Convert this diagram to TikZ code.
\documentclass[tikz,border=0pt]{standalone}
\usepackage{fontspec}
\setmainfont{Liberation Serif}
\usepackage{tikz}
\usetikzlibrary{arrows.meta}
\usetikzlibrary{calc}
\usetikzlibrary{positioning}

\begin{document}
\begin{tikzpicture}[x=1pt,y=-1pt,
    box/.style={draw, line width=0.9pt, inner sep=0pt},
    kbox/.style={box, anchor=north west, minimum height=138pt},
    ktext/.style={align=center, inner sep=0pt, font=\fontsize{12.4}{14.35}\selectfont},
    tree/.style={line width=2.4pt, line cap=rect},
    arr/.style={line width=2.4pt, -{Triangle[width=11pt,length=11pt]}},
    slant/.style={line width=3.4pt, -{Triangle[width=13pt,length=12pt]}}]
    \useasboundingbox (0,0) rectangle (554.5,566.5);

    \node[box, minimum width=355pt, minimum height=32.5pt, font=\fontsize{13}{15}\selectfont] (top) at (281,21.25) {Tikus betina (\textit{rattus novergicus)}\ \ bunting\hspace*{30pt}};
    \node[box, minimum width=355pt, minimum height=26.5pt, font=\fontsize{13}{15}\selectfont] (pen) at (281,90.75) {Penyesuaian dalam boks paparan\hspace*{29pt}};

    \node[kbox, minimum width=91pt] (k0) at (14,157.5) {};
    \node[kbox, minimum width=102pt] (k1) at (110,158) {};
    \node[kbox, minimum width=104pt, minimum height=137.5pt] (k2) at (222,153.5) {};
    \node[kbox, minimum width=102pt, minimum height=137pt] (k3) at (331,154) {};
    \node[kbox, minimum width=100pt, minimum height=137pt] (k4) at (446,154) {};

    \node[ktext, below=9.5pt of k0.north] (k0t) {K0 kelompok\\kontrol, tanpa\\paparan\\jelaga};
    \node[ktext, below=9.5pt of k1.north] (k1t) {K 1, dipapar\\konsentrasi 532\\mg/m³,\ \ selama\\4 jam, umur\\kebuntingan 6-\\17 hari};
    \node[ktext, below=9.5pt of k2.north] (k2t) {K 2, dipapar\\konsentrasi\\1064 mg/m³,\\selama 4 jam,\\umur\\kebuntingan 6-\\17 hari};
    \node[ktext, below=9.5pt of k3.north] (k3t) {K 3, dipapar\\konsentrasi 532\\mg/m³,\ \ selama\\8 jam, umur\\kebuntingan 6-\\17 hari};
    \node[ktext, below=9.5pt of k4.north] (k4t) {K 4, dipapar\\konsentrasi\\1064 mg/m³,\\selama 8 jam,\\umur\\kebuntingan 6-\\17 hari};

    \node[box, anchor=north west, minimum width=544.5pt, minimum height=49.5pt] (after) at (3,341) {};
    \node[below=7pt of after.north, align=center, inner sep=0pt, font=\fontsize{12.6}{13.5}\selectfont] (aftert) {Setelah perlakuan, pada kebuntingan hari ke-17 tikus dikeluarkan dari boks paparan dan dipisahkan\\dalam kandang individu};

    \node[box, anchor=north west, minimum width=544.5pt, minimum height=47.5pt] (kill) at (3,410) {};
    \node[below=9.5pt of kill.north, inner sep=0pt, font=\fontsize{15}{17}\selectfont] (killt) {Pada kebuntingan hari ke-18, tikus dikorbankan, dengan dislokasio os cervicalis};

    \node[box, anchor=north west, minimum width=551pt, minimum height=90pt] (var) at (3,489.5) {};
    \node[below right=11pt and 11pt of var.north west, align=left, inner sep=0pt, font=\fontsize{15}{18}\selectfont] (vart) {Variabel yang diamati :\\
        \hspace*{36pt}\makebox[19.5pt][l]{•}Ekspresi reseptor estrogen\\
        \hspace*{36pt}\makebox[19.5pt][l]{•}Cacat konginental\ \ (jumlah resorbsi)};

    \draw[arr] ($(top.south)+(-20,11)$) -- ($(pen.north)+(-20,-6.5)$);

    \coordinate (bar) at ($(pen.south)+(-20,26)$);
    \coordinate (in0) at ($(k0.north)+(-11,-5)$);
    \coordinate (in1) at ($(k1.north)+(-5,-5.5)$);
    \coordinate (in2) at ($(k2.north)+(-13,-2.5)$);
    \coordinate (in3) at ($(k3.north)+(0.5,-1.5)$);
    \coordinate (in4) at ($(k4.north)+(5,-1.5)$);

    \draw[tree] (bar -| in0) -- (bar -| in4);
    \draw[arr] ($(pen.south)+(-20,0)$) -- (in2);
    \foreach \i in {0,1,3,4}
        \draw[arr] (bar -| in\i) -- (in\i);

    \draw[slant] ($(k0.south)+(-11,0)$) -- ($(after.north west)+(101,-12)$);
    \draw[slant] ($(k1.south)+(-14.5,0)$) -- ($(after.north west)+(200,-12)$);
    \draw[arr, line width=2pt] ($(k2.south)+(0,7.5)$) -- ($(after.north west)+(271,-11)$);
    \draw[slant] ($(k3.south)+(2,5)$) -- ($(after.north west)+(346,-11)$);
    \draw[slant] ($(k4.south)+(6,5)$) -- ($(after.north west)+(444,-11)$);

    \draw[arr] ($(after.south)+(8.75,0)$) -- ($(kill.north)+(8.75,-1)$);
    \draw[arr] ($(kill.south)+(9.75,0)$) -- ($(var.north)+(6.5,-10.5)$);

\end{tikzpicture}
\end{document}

+---+

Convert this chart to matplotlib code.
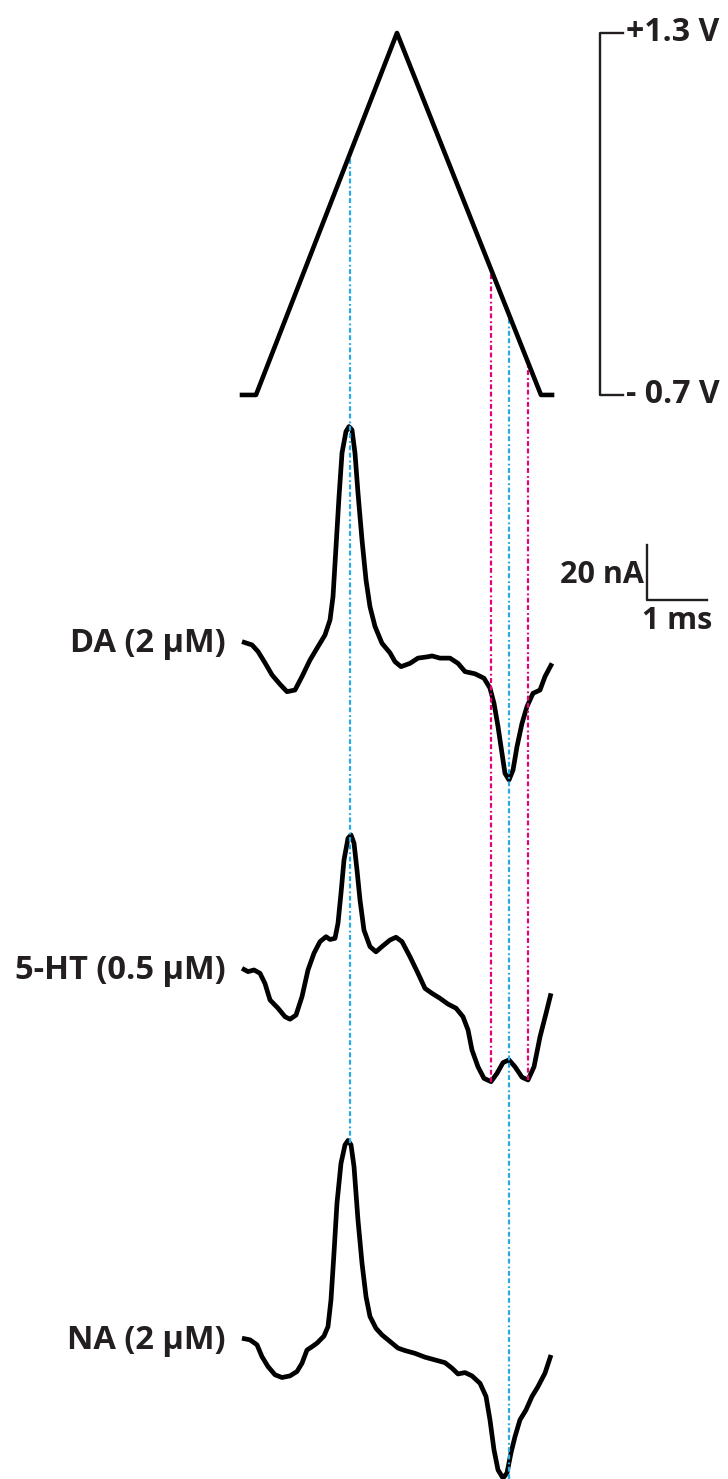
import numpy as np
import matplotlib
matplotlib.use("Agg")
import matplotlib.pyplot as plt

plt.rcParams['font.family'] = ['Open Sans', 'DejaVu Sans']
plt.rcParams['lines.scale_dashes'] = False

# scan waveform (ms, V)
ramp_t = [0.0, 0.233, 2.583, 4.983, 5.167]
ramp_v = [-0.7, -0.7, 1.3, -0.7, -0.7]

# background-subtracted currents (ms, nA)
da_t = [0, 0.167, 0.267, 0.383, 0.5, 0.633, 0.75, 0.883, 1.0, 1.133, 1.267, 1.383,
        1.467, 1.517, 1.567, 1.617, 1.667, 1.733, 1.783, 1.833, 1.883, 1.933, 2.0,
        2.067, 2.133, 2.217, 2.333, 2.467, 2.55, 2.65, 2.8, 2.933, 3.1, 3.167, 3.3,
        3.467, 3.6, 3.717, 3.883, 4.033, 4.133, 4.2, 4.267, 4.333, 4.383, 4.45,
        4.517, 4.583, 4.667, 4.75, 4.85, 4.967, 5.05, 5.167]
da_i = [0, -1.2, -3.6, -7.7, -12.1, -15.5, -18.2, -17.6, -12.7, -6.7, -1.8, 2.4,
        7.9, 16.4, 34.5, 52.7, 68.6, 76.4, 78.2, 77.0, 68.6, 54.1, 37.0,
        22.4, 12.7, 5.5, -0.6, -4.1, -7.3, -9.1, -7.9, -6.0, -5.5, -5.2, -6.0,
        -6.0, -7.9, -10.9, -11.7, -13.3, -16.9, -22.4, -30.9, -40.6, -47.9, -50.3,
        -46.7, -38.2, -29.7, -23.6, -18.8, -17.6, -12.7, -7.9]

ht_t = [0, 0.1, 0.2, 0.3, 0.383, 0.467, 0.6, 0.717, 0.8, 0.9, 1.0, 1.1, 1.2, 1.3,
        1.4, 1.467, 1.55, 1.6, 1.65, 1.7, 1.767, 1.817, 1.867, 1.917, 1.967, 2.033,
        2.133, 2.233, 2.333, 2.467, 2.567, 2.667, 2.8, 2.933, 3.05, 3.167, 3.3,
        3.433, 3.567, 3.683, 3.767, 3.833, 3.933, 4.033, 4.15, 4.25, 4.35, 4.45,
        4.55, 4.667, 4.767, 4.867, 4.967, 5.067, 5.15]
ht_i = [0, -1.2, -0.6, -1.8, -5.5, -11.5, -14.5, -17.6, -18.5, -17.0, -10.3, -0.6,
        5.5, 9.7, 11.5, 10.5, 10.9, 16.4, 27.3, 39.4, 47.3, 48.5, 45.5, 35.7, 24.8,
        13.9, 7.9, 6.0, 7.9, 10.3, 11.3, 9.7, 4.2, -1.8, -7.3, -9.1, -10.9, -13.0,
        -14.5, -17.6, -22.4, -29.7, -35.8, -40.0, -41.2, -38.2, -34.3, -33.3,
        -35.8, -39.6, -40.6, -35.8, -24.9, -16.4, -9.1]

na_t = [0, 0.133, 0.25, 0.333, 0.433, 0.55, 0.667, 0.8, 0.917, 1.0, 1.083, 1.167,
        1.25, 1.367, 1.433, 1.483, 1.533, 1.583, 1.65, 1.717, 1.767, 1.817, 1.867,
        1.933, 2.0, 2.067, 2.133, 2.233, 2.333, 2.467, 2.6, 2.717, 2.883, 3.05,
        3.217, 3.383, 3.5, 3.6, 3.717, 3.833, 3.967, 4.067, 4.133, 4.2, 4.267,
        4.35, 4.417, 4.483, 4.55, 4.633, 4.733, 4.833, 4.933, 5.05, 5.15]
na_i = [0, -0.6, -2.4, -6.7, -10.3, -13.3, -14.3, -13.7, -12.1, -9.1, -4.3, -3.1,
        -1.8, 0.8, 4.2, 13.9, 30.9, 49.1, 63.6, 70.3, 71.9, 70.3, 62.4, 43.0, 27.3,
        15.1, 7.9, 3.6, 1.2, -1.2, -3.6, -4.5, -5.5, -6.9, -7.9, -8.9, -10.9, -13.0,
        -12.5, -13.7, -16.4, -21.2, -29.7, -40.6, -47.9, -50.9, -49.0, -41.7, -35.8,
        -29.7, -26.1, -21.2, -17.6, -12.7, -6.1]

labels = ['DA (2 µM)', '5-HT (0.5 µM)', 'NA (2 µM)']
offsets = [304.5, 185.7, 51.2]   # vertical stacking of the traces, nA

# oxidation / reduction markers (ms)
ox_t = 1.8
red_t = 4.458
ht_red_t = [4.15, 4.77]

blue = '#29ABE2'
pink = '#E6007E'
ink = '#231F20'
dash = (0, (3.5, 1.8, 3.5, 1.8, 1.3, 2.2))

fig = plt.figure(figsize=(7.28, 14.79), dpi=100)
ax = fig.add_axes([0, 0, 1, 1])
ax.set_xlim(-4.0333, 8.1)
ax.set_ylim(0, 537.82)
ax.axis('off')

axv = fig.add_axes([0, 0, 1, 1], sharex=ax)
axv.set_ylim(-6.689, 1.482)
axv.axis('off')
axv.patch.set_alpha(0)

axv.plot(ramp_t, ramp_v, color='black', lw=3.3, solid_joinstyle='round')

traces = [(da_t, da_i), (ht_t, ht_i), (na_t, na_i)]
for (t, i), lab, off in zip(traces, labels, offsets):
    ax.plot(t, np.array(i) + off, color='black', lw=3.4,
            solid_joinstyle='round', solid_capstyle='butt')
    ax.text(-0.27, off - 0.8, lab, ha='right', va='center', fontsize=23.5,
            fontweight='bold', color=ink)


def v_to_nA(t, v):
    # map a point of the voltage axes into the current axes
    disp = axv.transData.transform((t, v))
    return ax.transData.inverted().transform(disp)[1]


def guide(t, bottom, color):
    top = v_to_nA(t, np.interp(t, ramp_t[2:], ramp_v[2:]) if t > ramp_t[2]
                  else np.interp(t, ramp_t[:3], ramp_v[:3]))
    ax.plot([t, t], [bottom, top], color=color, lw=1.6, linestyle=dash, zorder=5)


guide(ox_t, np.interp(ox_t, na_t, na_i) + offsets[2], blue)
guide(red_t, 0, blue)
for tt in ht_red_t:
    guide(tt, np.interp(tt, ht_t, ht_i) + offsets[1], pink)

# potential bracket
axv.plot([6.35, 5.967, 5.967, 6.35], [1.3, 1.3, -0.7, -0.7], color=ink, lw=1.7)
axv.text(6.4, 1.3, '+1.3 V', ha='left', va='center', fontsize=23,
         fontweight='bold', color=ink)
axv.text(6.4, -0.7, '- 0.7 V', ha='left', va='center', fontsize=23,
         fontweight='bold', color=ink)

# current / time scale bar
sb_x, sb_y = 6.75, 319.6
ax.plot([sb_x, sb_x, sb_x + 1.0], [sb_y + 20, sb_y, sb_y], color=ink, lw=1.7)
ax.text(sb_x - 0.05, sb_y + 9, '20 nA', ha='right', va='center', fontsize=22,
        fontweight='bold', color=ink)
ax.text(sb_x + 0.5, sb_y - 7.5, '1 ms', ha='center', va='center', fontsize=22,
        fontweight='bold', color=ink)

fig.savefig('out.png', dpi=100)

+---+

● **Your objective**
Using the entries above, repeat exactly the lines from the one with "Convert this chart to matplotlib code." to the one with "ramp_v = [-0.7, -0.7, 1.3, -0.7, -0.7]", both included, and leave the pictures behind.

● **Written solution**
Convert this chart to matplotlib code.
import numpy as np
import matplotlib
matplotlib.use("Agg")
import matplotlib.pyplot as plt

plt.rcParams['font.family'] = ['Open Sans', 'DejaVu Sans']
plt.rcParams['lines.scale_dashes'] = False

# scan waveform (ms, V)
ramp_t = [0.0, 0.233, 2.583, 4.983, 5.167]
ramp_v = [-0.7, -0.7, 1.3, -0.7, -0.7]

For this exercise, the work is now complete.